As with the case of many other circumstances surrounding alleged police brutality, the February 5, 2019 shooting of the bus operator in Spalding, Manchester, has gained much attention and divergent views have been expressed.

However, thanks to a video that was circulated on social media, one can attempt to give an objective viewpoint on the matter.

While many are quick to condemn the reaction of the police, especially the one who did the shooting, I would like to commend him and his colleagues for the level of professionalism displayed in handling the whole situation. In a time when The Jamaica Constabulary Force is trying to improve its image, these officers demonstrated class and decorum.

The incident is just one of several examples of the high level of disrespect that police officers have to endure from civilians on a daily basis. And often it goes beyond verbal abuse to include physical abuse.

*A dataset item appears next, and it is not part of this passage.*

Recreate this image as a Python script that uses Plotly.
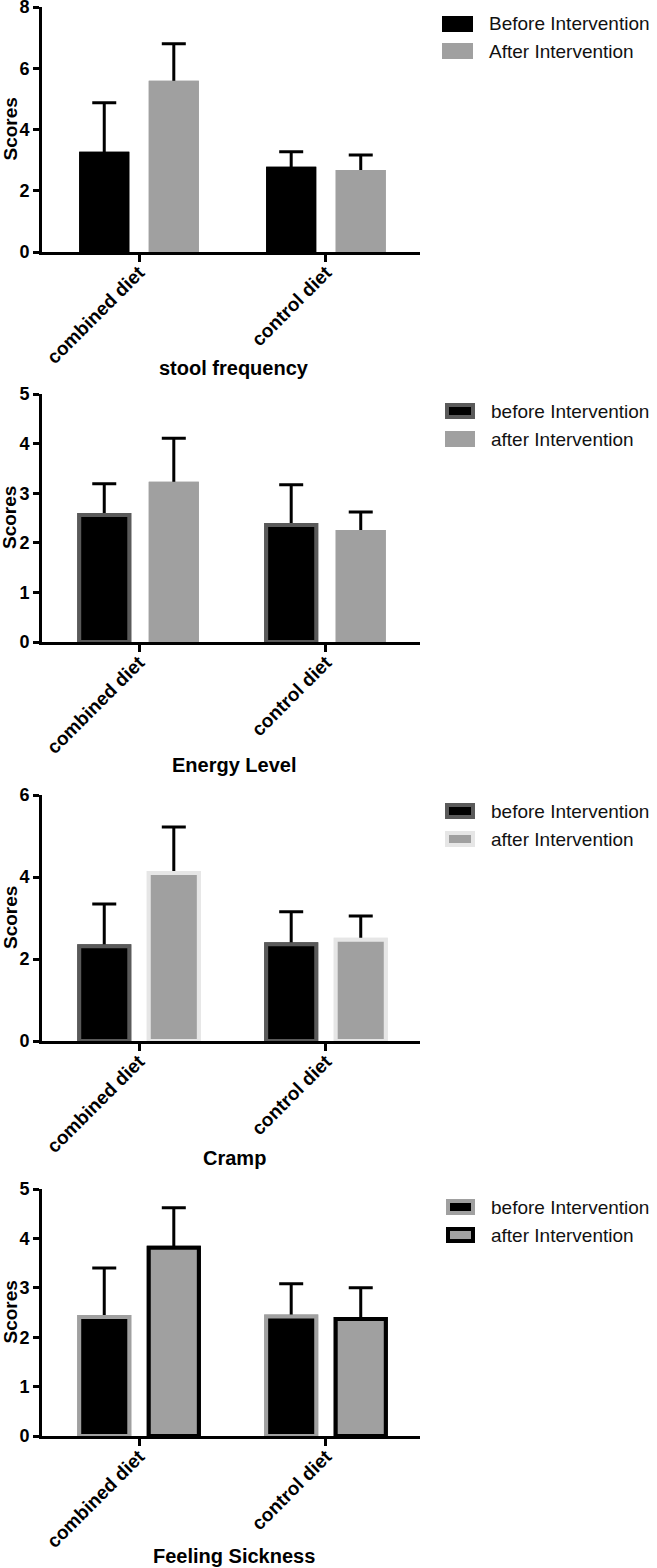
import plotly.graph_objects as go

W, H = 657, 1568

categories = ["combined diet", "control diet"]

panel_titles = ["stool frequency", "Energy Level", "Cramp", "Feeling Sickness"]
legend_before = ["Before Intervention", "before Intervention", "before Intervention", "before Intervention"]
legend_after = ["After Intervention", "after Intervention", "after Intervention", "after Intervention"]

# means and SDs
stool_before = [3.27, 2.78]
stool_before_sd = [1.60, 0.49]
stool_after = [5.59, 2.68]
stool_after_sd = [1.21, 0.49]

energy_before = [2.56, 2.36]
energy_before_sd = [0.63, 0.81]
energy_after = [3.23, 2.26]
energy_after_sd = [0.88, 0.36]

cramp_before = [2.31, 2.36]
cramp_before_sd = [1.03, 0.79]
cramp_after = [4.10, 2.47]
cramp_after_sd = [1.12, 0.58]

sick_before = [2.41, 2.42]
sick_before_sd = [0.99, 0.66]
sick_after = [3.81, 2.37]
sick_after_sd = [0.81, 0.63]

y_max = [8, 5, 6, 5]
y_dtick = [2, 1, 2, 1]

before_vals = [stool_before, energy_before, cramp_before, sick_before]
before_sds = [stool_before_sd, energy_before_sd, cramp_before_sd, sick_before_sd]
after_vals = [stool_after, energy_after, cramp_after, sick_after]
after_sds = [stool_after_sd, energy_after_sd, cramp_after_sd, sick_after_sd]

BLACK = "#000000"
GRAY = "#a0a0a0"
# (fill, outline colour, outline width) per panel
before_style = [(BLACK, BLACK, 0), (BLACK, "#5a5a5a", 4), (BLACK, "#5a5a5a", 4), (BLACK, GRAY, 4)]
after_style = [(GRAY, GRAY, 0), (GRAY, GRAY, 0), (GRAY, "#e6e6e6", 4), (GRAY, BLACK, 4)]

# layout geometry (pixels)
x_left, x_right = 42, 420
panel_px = [(7, 252), (394, 642), (795, 1041), (1189, 1436)]
xtitle_px = [368, 765, 1158, 1556]
legend_rows_px = [(24, 51), (411, 439), (811, 839), (1207, 1235)]
legend_sw_x = [(442, 473), (445, 475), (445, 475), (446, 475)]
legend_text_x = [487, 489, 489, 489]

FONT = "Liberation Sans, Arial, sans-serif"


def py(p):
    return 1 - p / H


def px_(p):
    return p / W


fig = go.Figure()
layout = dict(
    width=W, height=H,
    margin=dict(l=0, r=0, t=0, b=0, autoexpand=False),
    plot_bgcolor="white", paper_bgcolor="white",
    showlegend=False,
    barmode="group", bargap=0.256, bargroupgap=0.28,
    font=dict(family=FONT, color="black"),
)
annotations = []
shapes = []

tickfont = dict(family=FONT, size=18, color="black", weight="bold")

for i in range(4):
    n = "" if i == 0 else str(i + 1)
    no = str(i + 5)
    xa, ya = "x" + n, "y" + n
    xo, yo = "x" + no, "y" + no
    series = [
        (before_vals[i], before_sds[i], before_style[i], legend_before[i]),
        (after_vals[i], after_sds[i], after_style[i], legend_after[i]),
    ]
    # base layer: bars carrying the SD error bars
    for vals, sds, style, name in series:
        fig.add_trace(go.Bar(
            x=categories, y=vals, name=name, xaxis=xa, yaxis=ya,
            marker=dict(color=style[0], line=dict(color=style[1], width=style[2])),
            error_y=dict(type="data", array=sds, symmetric=True,
                         color="black", thickness=3, width=12),
            hoverinfo="skip",
        ))
    # top layer: same bars, hiding the lower half of each error bar
    for vals, sds, style, name in series:
        fig.add_trace(go.Bar(
            x=categories, y=vals, name=name, xaxis=xo, yaxis=yo,
            marker=dict(color=style[0], line=dict(color=style[1], width=style[2])),
        ))
    top, bot = panel_px[i]
    common_x = dict(domain=[px_(x_left), px_(x_right)], range=[-0.519, 1.503],
                    type="category", showgrid=False, zeroline=False, automargin=False)
    common_y = dict(domain=[py(bot), py(top)], range=[0, y_max[i]], dtick=y_dtick[i],
                    tick0=0, showgrid=False, zeroline=False, automargin=False)
    layout["xaxis" + n] = dict(
        common_x, anchor=ya,
        showline=True, linewidth=3, linecolor="black",
        ticks="outside", ticklen=7, tickwidth=3, tickcolor="black",
        tickangle=-45, ticklabelstandoff=-8,
        tickfont=dict(family=FONT, size=19, color="black", weight="bold"),
    )
    layout["yaxis" + n] = dict(
        common_y, anchor=xa,
        showline=True, linewidth=3, linecolor="black",
        ticks="outside", ticklen=6, tickwidth=3, tickcolor="black",
        ticklabeloverflow="allow",
        tickfont=tickfont,
    )
    layout["xaxis" + no] = dict(common_x, anchor=yo, overlaying=xa,
                                showline=False, showticklabels=False, ticks="")
    layout["yaxis" + no] = dict(common_y, anchor=xo, overlaying=ya,
                                showline=False, showticklabels=False, ticks="")
    annotations.append(dict(
        text="<b>Scores</b>", textangle=-90, xref="paper", yref="paper",
        x=px_(10), y=py((top + bot) / 2), xanchor="center", yanchor="middle",
        showarrow=False, font=dict(family=FONT, size=19, color="black"),
    ))
    annotations.append(dict(
        text="<b>" + panel_titles[i] + "</b>", xref="paper", yref="paper",
        x=px_(234), y=py(xtitle_px[i]), xanchor="center", yanchor="middle",
        showarrow=False, font=dict(family=FONT, size=20, color="black"),
    ))
    for (row_y, style, label) in [
        (legend_rows_px[i][0], before_style[i], legend_before[i]),
        (legend_rows_px[i][1], after_style[i], legend_after[i]),
    ]:
        x0, x1 = legend_sw_x[i]
        lw = style[2]
        inset = lw / 2
        shapes.append(dict(
            type="rect", xref="paper", yref="paper",
            x0=px_(x0 + inset), x1=px_(x1 - inset),
            y0=py(row_y + 8 - inset), y1=py(row_y - 8 + inset),
            fillcolor=style[0],
            line=dict(color=style[1], width=lw),
        ))
        annotations.append(dict(
            text=label, xref="paper", yref="paper",
            x=px_(legend_text_x[i]), y=py(row_y), xanchor="left", yanchor="middle",
            showarrow=False, font=dict(family=FONT, size=19, color="#111111"),
        ))

layout["annotations"] = annotations
layout["shapes"] = shapes
fig.update_layout(**layout)
fig.write_html("out.html", config={"displayModeBar": False},
               post_script="document.documentElement.style.margin='0';document.body.style.margin='0';document.body.style.padding='0';document.body.style.overflow='hidden';")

While it is difficult to say what happened even up to five minutes before the start of the video recording, it is clear that the officer(s) on duty decided to seize the Coaster as a wrecker was on site. Reports later confirmed that the bus was in excess of its legal passenger capacity. The man in blue in the situation might have thought he needed to 'prove a point', especially as he was getting support from the thick crowd that was on the scene.

I asked myself what exactly he and the crowd expected the policeman to do after? Should the police have remained passive and thought about the consequences that might arrive from the Independent Commission of Investigations (INDECOM) or whichever other grouping if they retaliated? The police acted in self-defence.

Truthfully, things could have got more serious. The officer in question could have been disarmed by any random individual in that crowd and we would then hear that the police officer was irresponsible.

If we did not have advanced technology now we would have heard many fabricated stories on how the police officer was at fault.

The unfortunate outcome is that the driver had to learn a painful lesson; fortunately, he is still alive.

Also, the police force is now short on one of its primary resources as their service vehicle was stoned and damaged.

This incident, again, shows us the level of lawlessness that is commonplace in our country. It is, however, imperative that both civilians and the police force work collaboratively to improve Jamaica's development.